Il faut imaginer l’état de désarroi  de ces propiétaires spoliés qui ont le sentiment de leur  impuissance face non pas à des hommes mais à des institutions , à des procédures dont la complexité leur sont étrangères et dont naïvement ils pensaient qu’elles les protégeraient  contre l’arbitraire alors qu’en réalité elles ne leur apportent que déception.

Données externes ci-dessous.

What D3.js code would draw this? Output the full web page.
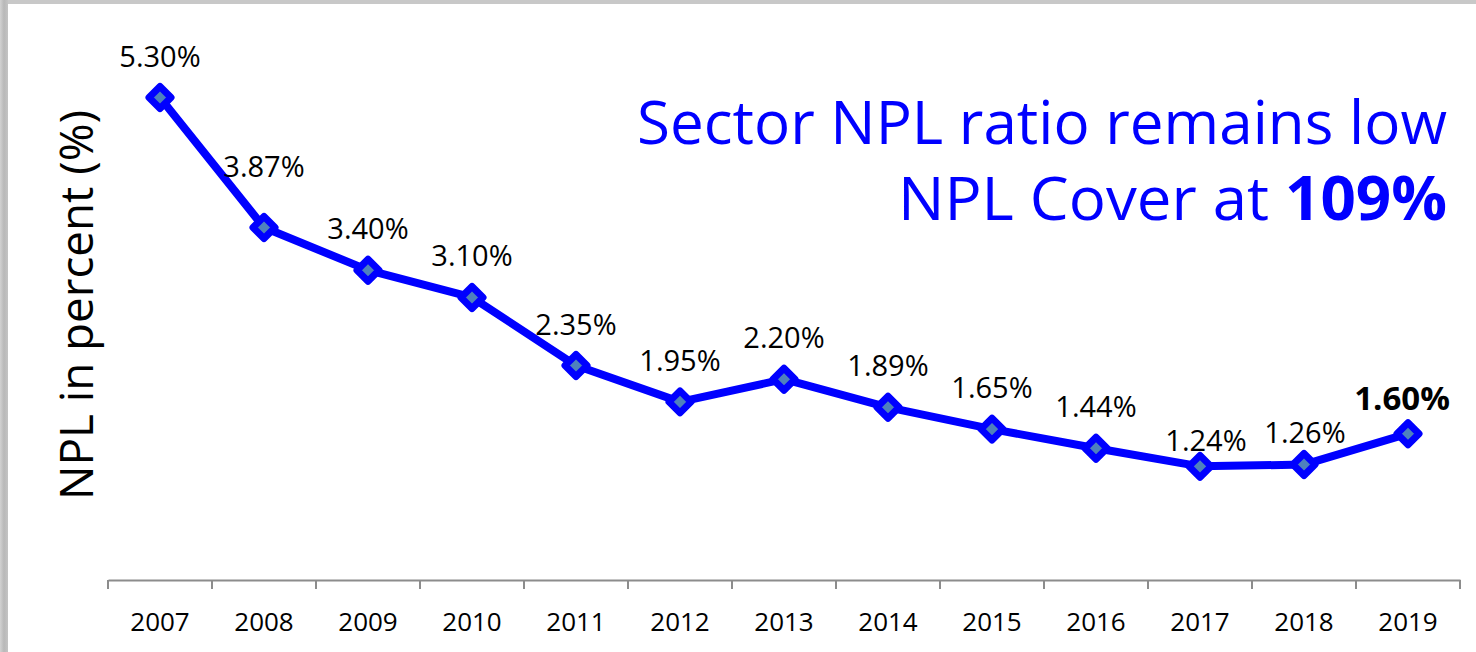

Cet aspect humain de la spoliation a constitué le deuxième facteur déterminant qui m’a conduit à  m’associer aux efforts de l’Association
Enfin  il est une troisième  raison plus  fondamentale encore , qui découle du fait que , professeur de droit même retraité , j’ai eu le sentiment  qu’ayant consacré une grande partie de ma vie professionnelle à l’enseignement du droit et spécialement du droit  marocain , je ne pouvais pas me désintéresser d’une action qui avait pour finalité la défense d’un droit fondamental , le droit de propriété , droit foulé au pied du fait de l’action de personnages que l’on peut qualifier d’affairistes pour ne pas dire plus , bénéficiant de la complaisance sinon de la complicité  des représentants  de l’autorité publique .
Le droit de propriété est un droit consacré par toutes les constitutions du Royaume depuis la constitution de 1962 . D’ailleurs  il n’est pas sans intérêt de rappeler que le projet de constitution de 1908 , précisément élaboré à Tanger , comportait un article  23 qui disposait : << Une garantie est donnée  à chaque marocain pour sa fortune et ses biens  >> sous la seule réserve  des besoins de l’utilité publique et moyennant << une décision  du Conseil consultatif et  approbation expresse du Sultan :il sera donné au propriétaire une véritable indemnité >>    . 
Le respect absolu  de ce droit comme d’ailleurs des autres droits et libertés , est la condition pour assurer la sécurité juridique en l’absence de laquelle l’organisation de la vie sociale , économique et politique  n’est pas concevable ; c’est là une exigence absolue de l’Etat de droit  .
C’est la raison pour laquelle la constitution de 2011 a renforcé la protection de ces droits et libertés ; elle a également  insisté sur la nécessaire indépendance de la justice , l’exigence de la transparence de l’action administrative et de l’intégrité des agents qui  représentent l’autorité publique . Mais pour que ces principes constitutionnels passent dans les faits il est essentiel  que les autorités  administratives , policières et judiciaires soient à la hauteur de la mission qui leur est confiée. La décision rendue par la juridiction casablancaise dans l’affaire Brissot   il y a quelques semaines  est à cet égard particulièrement encourageante car elle signifie la fin de l’impunité pour  les escrocs  et leurs complices ; c’est en tous cas ce que l’on peut désormais espérer.
           12 avril 2014   
           Professeur Michel Rousset.